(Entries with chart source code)
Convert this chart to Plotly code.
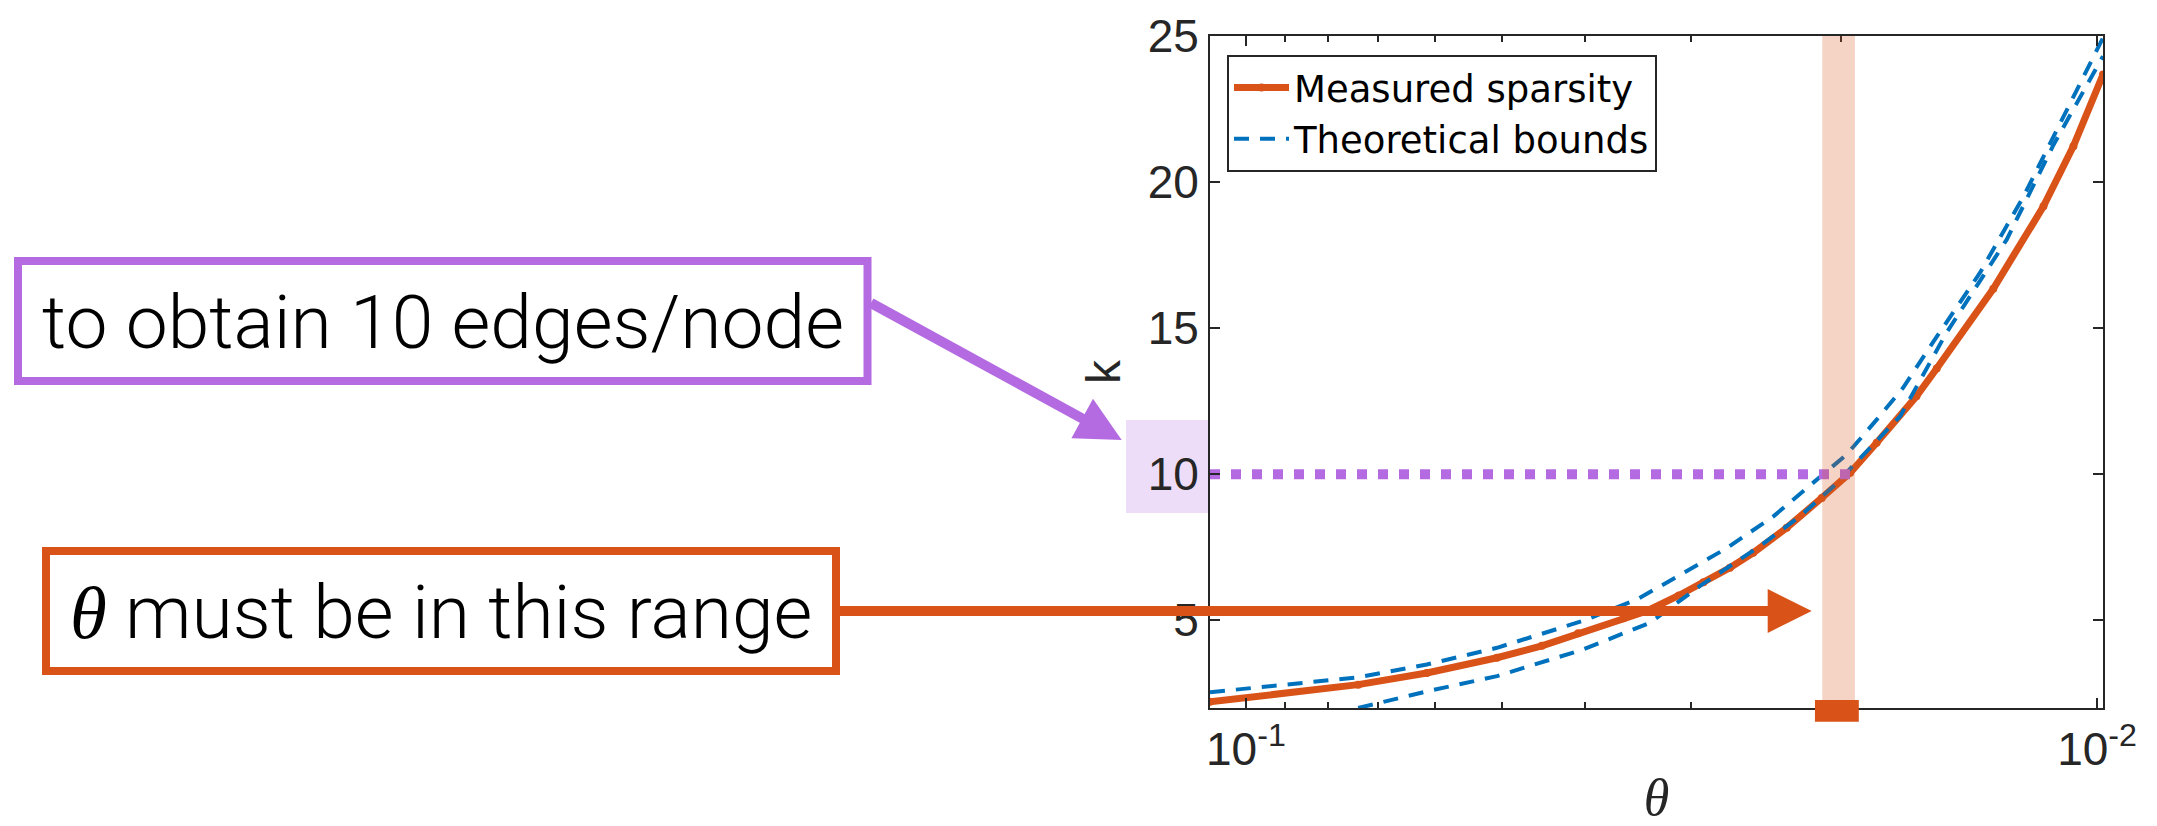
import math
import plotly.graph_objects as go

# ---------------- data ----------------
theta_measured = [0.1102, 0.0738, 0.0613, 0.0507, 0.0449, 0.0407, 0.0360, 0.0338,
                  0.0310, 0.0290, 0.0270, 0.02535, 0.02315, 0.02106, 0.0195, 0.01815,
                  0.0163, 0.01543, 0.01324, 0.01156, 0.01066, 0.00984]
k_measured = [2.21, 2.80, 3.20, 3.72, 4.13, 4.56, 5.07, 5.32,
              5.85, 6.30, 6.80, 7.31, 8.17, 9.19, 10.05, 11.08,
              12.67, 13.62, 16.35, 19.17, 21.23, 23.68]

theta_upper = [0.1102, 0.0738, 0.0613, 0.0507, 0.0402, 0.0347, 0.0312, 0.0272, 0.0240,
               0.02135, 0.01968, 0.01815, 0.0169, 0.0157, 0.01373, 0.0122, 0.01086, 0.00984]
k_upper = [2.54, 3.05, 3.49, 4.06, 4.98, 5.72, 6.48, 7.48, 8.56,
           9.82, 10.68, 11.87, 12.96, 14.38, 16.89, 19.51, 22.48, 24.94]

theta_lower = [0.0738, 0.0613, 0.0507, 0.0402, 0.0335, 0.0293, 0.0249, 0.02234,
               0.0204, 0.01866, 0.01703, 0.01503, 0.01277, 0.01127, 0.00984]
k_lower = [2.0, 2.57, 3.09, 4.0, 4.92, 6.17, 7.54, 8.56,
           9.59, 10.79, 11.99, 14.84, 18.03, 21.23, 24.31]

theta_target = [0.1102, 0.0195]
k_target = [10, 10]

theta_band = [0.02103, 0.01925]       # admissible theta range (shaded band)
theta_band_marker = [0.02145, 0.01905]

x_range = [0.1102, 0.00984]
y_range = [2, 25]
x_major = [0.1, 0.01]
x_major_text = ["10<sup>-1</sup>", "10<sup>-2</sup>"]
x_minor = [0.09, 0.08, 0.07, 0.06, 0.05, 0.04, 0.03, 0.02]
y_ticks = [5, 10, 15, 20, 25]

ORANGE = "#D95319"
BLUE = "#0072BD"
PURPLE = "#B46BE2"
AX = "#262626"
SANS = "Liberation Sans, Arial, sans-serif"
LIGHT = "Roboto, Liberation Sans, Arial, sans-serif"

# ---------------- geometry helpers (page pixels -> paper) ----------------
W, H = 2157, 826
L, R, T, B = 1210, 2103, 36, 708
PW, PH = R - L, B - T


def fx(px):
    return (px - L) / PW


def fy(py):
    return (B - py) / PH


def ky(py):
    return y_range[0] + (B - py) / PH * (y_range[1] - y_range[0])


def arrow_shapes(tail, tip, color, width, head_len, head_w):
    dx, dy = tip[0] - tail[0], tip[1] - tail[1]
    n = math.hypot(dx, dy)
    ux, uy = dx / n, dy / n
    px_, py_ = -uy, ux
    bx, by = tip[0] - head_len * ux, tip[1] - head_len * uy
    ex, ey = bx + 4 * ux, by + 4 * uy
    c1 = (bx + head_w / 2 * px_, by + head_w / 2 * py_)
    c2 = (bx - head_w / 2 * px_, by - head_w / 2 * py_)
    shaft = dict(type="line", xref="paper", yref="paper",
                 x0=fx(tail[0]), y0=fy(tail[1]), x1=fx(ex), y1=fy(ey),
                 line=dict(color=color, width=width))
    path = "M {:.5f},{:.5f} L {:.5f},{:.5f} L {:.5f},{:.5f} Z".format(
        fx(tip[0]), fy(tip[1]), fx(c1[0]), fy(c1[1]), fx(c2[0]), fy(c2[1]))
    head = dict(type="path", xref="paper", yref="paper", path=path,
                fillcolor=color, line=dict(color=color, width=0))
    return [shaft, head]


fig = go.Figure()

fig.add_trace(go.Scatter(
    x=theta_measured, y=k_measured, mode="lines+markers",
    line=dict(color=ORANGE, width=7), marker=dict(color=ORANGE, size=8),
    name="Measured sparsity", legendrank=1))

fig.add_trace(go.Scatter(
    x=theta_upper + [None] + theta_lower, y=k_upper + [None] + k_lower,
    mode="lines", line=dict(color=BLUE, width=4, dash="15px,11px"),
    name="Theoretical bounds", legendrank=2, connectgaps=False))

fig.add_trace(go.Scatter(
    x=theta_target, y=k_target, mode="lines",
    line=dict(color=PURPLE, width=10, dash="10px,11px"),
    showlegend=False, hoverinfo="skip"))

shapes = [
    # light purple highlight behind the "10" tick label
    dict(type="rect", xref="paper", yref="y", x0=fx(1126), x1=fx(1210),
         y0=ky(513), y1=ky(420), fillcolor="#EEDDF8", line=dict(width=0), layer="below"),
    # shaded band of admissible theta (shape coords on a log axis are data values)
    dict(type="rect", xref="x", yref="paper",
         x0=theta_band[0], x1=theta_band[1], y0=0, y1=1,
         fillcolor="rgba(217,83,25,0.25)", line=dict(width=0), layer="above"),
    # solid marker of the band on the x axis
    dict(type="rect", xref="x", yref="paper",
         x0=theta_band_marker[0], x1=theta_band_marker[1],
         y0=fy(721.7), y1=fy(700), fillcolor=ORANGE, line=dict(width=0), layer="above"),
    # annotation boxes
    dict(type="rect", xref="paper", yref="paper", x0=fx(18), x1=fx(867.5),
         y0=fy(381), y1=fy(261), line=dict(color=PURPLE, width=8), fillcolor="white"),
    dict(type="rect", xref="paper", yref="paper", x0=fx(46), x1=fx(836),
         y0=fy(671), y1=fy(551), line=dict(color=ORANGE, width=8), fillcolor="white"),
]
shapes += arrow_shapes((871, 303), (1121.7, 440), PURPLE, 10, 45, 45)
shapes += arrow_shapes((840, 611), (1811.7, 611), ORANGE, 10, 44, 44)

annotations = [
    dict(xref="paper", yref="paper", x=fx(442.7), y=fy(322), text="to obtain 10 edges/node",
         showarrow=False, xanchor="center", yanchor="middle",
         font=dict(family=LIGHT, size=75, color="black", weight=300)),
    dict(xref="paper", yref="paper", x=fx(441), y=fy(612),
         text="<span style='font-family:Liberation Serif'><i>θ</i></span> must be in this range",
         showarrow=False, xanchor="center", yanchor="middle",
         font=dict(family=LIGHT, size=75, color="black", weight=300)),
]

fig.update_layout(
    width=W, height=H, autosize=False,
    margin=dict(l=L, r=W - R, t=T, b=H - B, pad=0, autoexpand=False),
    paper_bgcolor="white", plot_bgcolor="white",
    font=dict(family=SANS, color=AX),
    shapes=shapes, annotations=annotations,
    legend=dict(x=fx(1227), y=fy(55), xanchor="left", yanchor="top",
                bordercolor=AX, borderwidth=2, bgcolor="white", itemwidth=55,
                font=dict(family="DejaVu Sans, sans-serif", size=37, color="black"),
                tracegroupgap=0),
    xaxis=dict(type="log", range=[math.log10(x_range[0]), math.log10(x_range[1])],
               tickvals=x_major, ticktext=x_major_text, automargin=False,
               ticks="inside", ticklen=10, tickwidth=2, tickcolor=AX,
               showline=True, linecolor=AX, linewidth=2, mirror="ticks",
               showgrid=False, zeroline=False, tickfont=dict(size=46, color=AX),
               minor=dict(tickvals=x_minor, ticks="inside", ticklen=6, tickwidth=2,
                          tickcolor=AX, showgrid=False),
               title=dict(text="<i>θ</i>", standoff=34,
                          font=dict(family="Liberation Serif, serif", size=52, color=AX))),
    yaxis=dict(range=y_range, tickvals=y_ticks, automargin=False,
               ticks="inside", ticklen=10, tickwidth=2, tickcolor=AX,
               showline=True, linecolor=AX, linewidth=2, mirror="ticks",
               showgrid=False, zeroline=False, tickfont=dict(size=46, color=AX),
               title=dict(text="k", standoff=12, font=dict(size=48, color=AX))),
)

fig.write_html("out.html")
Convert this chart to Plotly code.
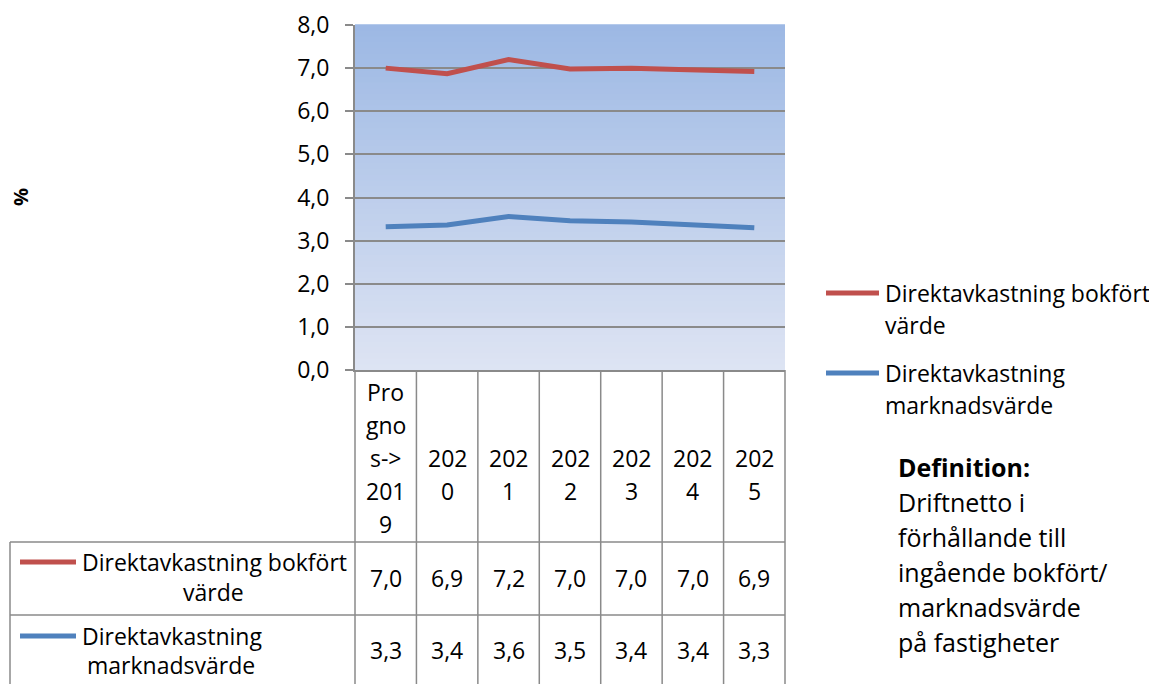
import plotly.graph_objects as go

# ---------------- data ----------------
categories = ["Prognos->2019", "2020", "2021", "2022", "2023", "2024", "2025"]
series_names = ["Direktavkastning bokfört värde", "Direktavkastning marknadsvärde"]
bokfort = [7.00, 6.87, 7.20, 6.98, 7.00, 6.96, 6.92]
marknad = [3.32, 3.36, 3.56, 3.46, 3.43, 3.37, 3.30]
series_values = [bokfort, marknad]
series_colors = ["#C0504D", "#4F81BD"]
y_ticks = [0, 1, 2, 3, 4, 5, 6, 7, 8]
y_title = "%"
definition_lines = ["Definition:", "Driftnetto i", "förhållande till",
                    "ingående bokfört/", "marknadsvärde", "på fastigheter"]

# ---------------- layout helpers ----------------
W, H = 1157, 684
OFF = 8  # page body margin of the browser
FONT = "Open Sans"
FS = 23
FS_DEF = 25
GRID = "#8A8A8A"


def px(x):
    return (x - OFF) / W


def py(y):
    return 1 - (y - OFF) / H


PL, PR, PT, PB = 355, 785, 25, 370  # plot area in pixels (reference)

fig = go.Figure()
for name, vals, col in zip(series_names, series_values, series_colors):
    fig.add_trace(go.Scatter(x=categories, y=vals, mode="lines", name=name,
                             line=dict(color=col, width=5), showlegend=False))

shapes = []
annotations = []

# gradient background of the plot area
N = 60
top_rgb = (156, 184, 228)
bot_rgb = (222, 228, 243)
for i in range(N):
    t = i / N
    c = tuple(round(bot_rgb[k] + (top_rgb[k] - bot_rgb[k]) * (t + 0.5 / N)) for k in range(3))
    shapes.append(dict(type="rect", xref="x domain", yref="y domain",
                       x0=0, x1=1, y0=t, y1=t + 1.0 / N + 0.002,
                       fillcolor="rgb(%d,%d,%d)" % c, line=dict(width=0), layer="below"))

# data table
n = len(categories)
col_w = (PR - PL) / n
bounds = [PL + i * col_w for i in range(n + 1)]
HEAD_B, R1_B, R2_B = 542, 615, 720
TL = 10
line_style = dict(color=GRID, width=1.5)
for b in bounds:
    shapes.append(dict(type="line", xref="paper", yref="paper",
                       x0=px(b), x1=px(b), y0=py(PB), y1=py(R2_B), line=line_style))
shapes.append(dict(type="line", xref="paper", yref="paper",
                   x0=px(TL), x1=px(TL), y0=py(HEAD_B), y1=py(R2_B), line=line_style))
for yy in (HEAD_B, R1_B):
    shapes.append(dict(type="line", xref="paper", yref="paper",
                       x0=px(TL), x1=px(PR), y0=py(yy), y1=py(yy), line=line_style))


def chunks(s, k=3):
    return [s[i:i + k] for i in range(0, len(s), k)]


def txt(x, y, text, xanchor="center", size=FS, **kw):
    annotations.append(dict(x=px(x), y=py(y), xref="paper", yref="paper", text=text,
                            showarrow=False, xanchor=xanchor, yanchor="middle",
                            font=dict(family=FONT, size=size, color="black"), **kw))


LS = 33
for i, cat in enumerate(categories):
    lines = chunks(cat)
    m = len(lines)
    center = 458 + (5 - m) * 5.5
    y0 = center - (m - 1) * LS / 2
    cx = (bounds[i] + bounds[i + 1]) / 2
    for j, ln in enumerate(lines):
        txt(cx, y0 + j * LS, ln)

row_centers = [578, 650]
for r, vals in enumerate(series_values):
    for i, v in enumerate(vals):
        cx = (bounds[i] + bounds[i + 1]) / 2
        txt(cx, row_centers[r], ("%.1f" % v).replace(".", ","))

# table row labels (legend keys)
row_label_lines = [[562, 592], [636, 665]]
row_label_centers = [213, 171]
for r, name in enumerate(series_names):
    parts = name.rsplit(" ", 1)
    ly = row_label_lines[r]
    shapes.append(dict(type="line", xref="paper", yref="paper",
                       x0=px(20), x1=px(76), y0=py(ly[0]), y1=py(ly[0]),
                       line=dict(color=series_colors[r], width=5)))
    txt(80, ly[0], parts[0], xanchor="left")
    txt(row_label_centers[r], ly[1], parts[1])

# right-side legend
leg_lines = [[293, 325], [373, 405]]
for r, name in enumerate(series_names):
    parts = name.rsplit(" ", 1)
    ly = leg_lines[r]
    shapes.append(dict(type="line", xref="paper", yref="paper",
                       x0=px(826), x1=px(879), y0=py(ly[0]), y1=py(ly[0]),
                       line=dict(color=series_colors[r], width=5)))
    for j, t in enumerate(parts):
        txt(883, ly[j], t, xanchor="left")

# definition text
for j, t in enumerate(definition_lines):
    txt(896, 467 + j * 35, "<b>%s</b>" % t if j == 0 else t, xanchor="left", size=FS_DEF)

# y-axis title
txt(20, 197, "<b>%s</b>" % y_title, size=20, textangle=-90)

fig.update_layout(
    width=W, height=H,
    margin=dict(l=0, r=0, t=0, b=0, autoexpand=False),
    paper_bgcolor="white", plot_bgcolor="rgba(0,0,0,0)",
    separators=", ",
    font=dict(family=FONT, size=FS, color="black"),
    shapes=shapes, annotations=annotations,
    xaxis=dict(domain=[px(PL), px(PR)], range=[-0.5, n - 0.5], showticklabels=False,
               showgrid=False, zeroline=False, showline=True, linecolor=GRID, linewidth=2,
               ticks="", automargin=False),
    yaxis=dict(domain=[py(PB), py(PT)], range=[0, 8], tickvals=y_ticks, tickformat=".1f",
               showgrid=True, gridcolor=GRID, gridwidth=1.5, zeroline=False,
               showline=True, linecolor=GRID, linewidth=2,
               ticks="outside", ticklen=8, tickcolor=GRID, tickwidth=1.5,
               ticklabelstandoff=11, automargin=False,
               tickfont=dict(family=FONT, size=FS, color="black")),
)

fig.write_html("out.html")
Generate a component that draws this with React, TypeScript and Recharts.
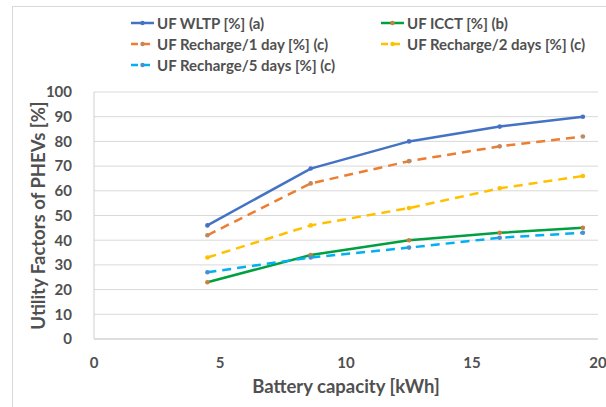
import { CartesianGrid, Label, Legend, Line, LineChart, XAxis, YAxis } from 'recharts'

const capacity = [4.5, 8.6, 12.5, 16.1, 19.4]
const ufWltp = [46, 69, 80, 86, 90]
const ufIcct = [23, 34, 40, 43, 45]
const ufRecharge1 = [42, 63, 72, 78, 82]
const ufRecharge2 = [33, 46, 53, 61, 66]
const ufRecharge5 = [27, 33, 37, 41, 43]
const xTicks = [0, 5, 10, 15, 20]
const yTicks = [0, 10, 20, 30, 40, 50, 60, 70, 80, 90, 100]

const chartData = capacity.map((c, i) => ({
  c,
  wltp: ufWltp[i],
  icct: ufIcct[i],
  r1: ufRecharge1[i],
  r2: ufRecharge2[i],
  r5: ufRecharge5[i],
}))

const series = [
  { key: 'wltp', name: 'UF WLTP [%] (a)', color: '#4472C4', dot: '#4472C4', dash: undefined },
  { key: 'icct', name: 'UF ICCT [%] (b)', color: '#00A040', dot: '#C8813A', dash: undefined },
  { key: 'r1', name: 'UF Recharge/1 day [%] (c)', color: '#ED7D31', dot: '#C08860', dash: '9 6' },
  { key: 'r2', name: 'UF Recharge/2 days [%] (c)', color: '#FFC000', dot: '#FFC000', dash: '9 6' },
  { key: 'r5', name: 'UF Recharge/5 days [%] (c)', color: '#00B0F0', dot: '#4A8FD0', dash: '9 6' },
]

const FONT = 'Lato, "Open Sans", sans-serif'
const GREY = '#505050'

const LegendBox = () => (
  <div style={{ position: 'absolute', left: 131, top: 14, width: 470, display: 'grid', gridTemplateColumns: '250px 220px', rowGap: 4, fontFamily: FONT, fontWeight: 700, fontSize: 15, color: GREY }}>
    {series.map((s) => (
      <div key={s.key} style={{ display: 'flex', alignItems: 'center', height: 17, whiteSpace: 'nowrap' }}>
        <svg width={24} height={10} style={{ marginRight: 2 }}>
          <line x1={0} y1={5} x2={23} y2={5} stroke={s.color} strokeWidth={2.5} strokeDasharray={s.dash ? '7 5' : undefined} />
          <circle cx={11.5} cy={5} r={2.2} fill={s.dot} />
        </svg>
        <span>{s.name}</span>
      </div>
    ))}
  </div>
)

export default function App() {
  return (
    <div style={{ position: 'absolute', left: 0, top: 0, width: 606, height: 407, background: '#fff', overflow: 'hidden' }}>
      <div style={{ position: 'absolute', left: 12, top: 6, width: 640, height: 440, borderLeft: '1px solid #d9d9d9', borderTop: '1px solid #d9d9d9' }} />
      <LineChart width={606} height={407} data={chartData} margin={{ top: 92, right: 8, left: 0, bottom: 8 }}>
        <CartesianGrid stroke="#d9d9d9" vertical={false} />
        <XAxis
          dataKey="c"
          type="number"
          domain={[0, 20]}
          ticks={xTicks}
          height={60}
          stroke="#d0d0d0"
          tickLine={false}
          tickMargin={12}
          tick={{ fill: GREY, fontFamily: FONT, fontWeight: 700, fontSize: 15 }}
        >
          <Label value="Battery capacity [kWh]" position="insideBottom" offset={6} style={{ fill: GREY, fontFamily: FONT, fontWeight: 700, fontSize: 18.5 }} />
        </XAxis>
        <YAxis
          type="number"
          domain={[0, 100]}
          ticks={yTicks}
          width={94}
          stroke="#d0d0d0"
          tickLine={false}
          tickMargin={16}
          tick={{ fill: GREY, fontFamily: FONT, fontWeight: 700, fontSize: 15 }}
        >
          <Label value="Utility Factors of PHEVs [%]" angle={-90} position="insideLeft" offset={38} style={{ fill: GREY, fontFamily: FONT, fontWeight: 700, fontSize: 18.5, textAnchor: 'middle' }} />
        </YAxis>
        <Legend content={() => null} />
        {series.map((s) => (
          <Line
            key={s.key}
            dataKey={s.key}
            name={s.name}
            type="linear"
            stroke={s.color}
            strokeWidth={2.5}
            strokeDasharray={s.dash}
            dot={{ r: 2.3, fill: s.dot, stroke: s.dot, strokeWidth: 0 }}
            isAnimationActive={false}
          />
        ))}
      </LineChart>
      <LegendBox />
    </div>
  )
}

#### EXERCISE AIM:
Search the lines above for the string "this" and copy each line that has it.

#### WRITTEN ANSWER:
Convert this chart to Plotly code.
         text="<span style='font-family:Liberation Serif'><i>θ</i></span> must be in this range",
Convert this chart to Plotly code.
Generate a component that draws this with React, TypeScript and Recharts.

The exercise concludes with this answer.